Fred Ramsdell thought a grizzly had wandered too close.
Deep in the pine-scented quiet of the Montana wilderness, his wife’s shout pierced the calm. He froze, half-expecting to see a hulking shadow moving through the trees. Instead, Laura O’Neill came running out of their tiny teardrop trailer, waving her phone in the air like she’d just caught lightning.
“You just won the Nobel Prize!” she yelled.
Ramsdell blinked. “No, I didn’t,” he said, certain she must have misread something. His phone had been on airplane mode for days; they hadn’t had a signal since Idaho. But Laura’s phone, perched on a sliver of reception, was lighting up like Times Square. “I have 200 messages saying you did!” she said, laughing and shaking her head.
And she was right.
While Ramsdell, 64, had been blissfully off-grid — camping with Laura and their two dogs in a remote patch of the Rockies — the Nobel Assembly in Stockholm had been desperately trying to reach him. At 2 a.m. Swedish time, they’d called to inform him he’d won the 2025 Nobel Prize in Physiology or Medicine, alongside two colleagues, for pioneering work that transformed how scientists understand immune tolerance — a breakthrough now saving lives through new treatments for autoimmune diseases such as multiple sclerosis, rheumatoid arthritis, and Crohn’s disease.

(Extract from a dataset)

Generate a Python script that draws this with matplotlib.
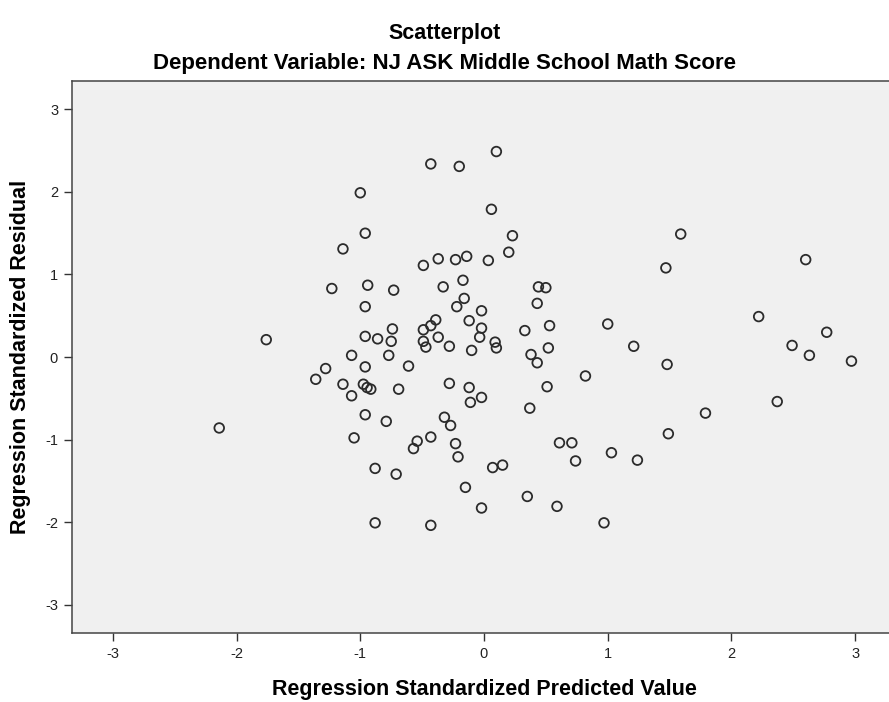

But the call never went through. Nor did the flood of congratulatory texts from friends, family, and his team at Sonoma Biotherapeutics, the California-based biotech firm where Ramsdell serves as chief scientist. The company later joked on social media that its Nobel-winning researcher was “living his best life — off the grid.”

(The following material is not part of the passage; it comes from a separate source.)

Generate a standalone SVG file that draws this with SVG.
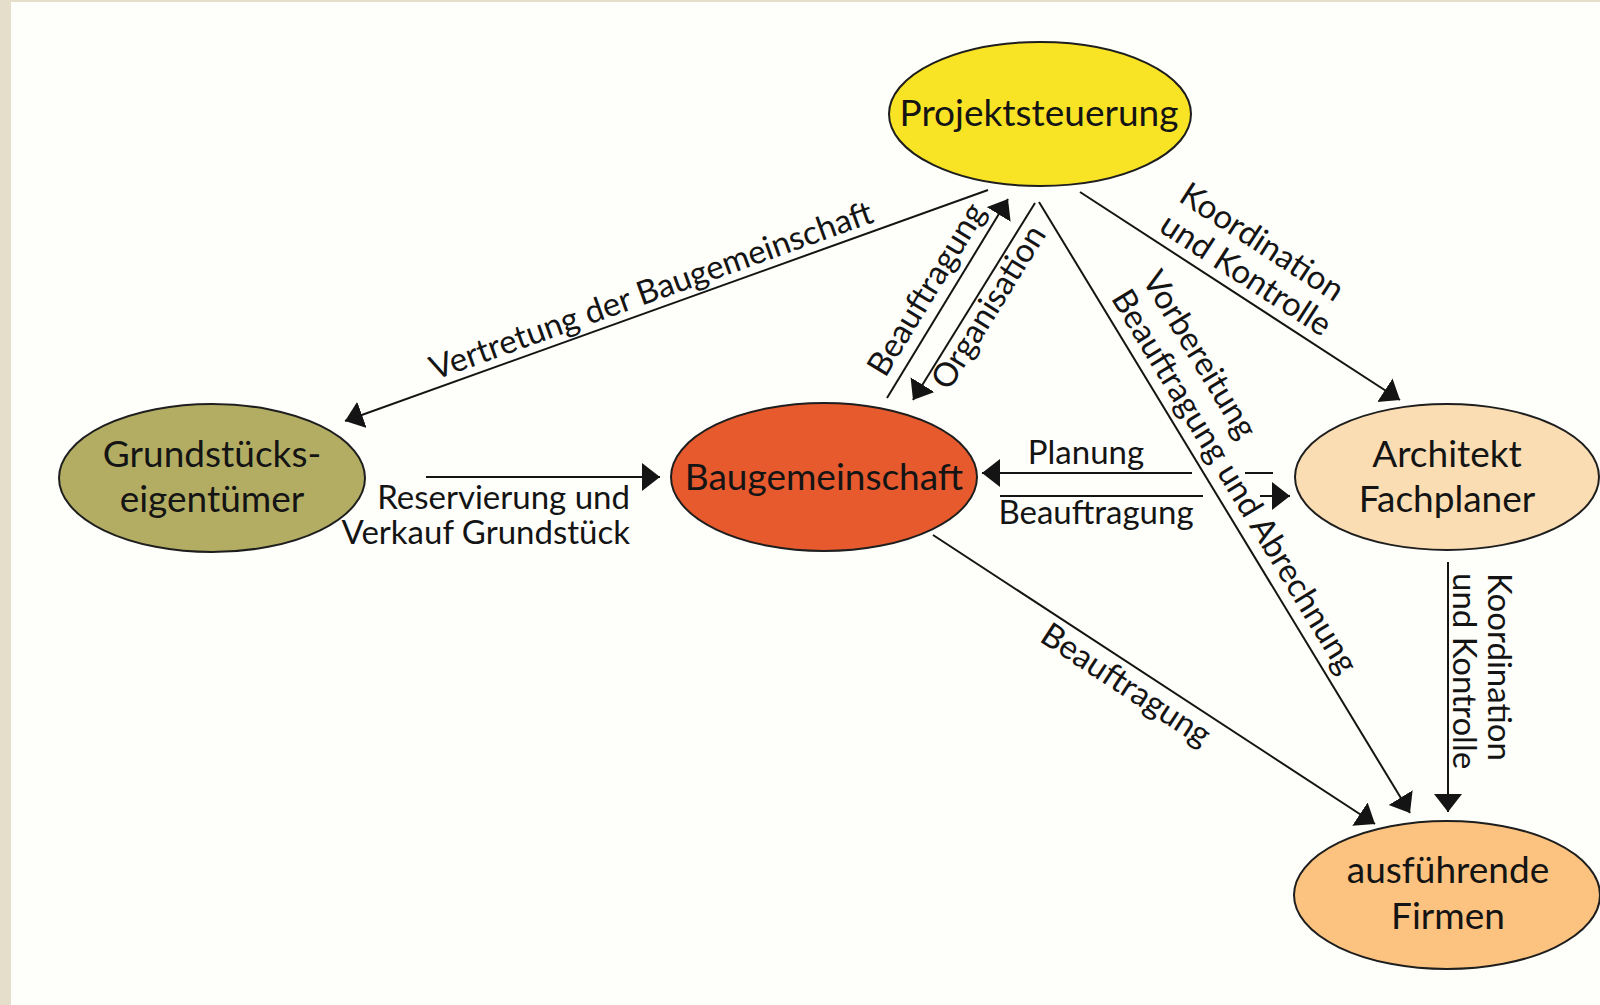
<svg xmlns="http://www.w3.org/2000/svg" width="1600" height="1005" viewBox="0 0 1600 1005">
<style>
.node ellipse{stroke:#1e1e1e;stroke-width:2}
.node text{font-family:Lato,"Liberation Sans",sans-serif;font-size:37px;fill:#141414;text-anchor:middle}
.lbl{font-family:Lato,"Liberation Sans",sans-serif;font-size:33px;fill:#141414}
.conn line{stroke:#141414;stroke-width:2;fill:none}
</style>
<defs>
<marker id="ah" markerUnits="userSpaceOnUse" markerWidth="20" markerHeight="30" refX="18" refY="14" orient="auto">
<path d="M0,0 L18,14 L0,28 Z" fill="#141414"/>
</marker>
</defs>
<rect x="0" y="0" width="1600" height="1005" fill="#FEFEFA"/>
<rect x="0" y="0" width="11" height="1005" fill="#E5DECA"/>
<rect x="0" y="0" width="1600" height="2" fill="#E5DECA"/>

<g class="conn">
<line x1="988" y1="190" x2="345" y2="421" marker-end="url(#ah)"/>
<line x1="887" y1="398" x2="1008" y2="199" marker-end="url(#ah)"/>
<line x1="1035" y1="203" x2="913" y2="400" marker-end="url(#ah)"/>
<line x1="1039" y1="202" x2="1410" y2="813" marker-end="url(#ah)"/>
<line x1="1080" y1="192" x2="1400" y2="400" marker-end="url(#ah)"/>
<line x1="1192" y1="473" x2="982" y2="473" marker-end="url(#ah)"/>
<line x1="1245" y1="473" x2="1273" y2="473"/>
<line x1="1000" y1="496" x2="1203" y2="496"/>
<line x1="1260" y1="496" x2="1290" y2="496" marker-end="url(#ah)"/>
<line x1="426" y1="477" x2="660" y2="477" marker-end="url(#ah)"/>
<line x1="933" y1="535" x2="1375" y2="824" marker-end="url(#ah)"/>
<line x1="1448" y1="562" x2="1448" y2="812" marker-end="url(#ah)"/>
</g>

<g id="labels">
<text class="lbl" text-anchor="middle" transform="translate(655,301) rotate(-19.8)">Vertretung der Baugemeinschaft</text>
<text class="lbl" text-anchor="middle" transform="translate(936,295) rotate(-58.7)">Beauftragung</text>
<text class="lbl" text-anchor="middle" transform="translate(998,313) rotate(-58.2)">Organisation</text>
<g transform="translate(1101,304) rotate(58.7)">
<text class="lbl" x="0" y="-47">Vorbereitung</text>
<text class="lbl" x="0" y="-11">Beauftragung und Abrechnung</text>
</g>
<g transform="translate(1080,192) rotate(33)">
<text class="lbl" x="86" y="-46">Koordination</text>
<text class="lbl" x="86" y="-10">und Kontrolle</text>
</g>
<text class="lbl" text-anchor="middle" x="1086" y="464">Planung</text>
<text class="lbl" text-anchor="middle" x="1096" y="524">Beauftragung</text>
<text class="lbl" text-anchor="end" x="630" y="509">Reservierung und</text>
<text class="lbl" text-anchor="end" x="630" y="544">Verkauf Grundstück</text>
<text class="lbl" text-anchor="middle" transform="translate(1120,694) rotate(33.2)">Beauftragung</text>
<g transform="translate(1453,573) rotate(90)">
<text class="lbl" x="0" y="-35">Koordination</text>
<text class="lbl" x="0" y="0">und Kontrolle</text>
</g>
</g>

<g id="projektsteuerung" class="node">
<ellipse cx="1040" cy="114" rx="151" ry="72" fill="#F9E325"/>
<text x="1039" y="126">Projektsteuerung</text>
</g>
<g id="grundstueckseigentuemer" class="node">
<ellipse cx="212" cy="478" rx="153" ry="74" fill="#B3AD63"/>
<text x="212" y="467">Grundstücks-</text>
<text x="212" y="512">eigentümer</text>
</g>
<g id="baugemeinschaft" class="node">
<ellipse cx="824" cy="477" rx="153" ry="74" fill="#E65A2E"/>
<text x="824" y="490">Baugemeinschaft</text>
</g>
<g id="architekt" class="node">
<ellipse cx="1447" cy="477" rx="152" ry="73" fill="#FBDDB3"/>
<text x="1447" y="467">Architekt</text>
<text x="1447" y="512">Fachplaner</text>
</g>
<g id="firmen" class="node">
<ellipse cx="1447" cy="895" rx="153" ry="74" fill="#FBC37F"/>
<text x="1448" y="883">ausführende</text>
<text x="1448" y="929">Firmen</text>
</g>
</svg>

When Ramsdell finally reached civilisation — a motel in Livingston with a half-decent Wi-Fi connection — he was still dazed. “I certainly didn’t expect to win the Nobel Prize,” he told reporters, his tone equal parts disbelief and understatement.
For Thomas Perlmann, secretary-general of the Nobel Assembly, it was one of the more memorable laureate hunts in recent history. “It’s never been this hard to reach someone since I took this role in 2016,” he said. His early-morning call had gone unanswered, and when Ramsdell tried ringing back later from his campsite, it was already 11 p.m. in Sweden. Perlmann, exhausted after the ceremony, was asleep. They finally connected the next morning at 6:15 a.m. Stockholm time. “Eventually, it worked,” Perlmann said, sounding amused.
For Ramsdell, a scientist who has spent his career quietly decoding the immune system, the setting could not have been more fitting. “We tend to go into the remote areas,” he said. “I spend as much time as I can up in the mountains.”
He and Laura had been winding down a three-week road trip that began in Seattle, tracing a rugged loop through Idaho, Wyoming, and Montana in their trusty Toyota 4Runner. Their travelling companions: a Gordon setter, a rescue husky mix, and the sort of silence that most city dwellers pay to find in meditation apps.
The couple’s plan for the next morning was simple — a six-hour drive north to their cabin near Whitefish, where they spend autumn and winter. No media blitz, no champagne receptions. Just the open road, pine forests, and perhaps a celebratory campfire under the stars.
“I was grateful and humbled by the award,” Ramsdell said. “Super happy for the recognition of the work — and looking forward to sharing this with my colleagues.”
In a world obsessed with notifications and breaking news, Ramsdell’s story reads like a quiet parable: that sometimes, history finds you not in a lab or at a lectern, but miles away from any signal — where the only breaking news comes as a shout from someone you love, telling you that you’ve just changed medical science forever.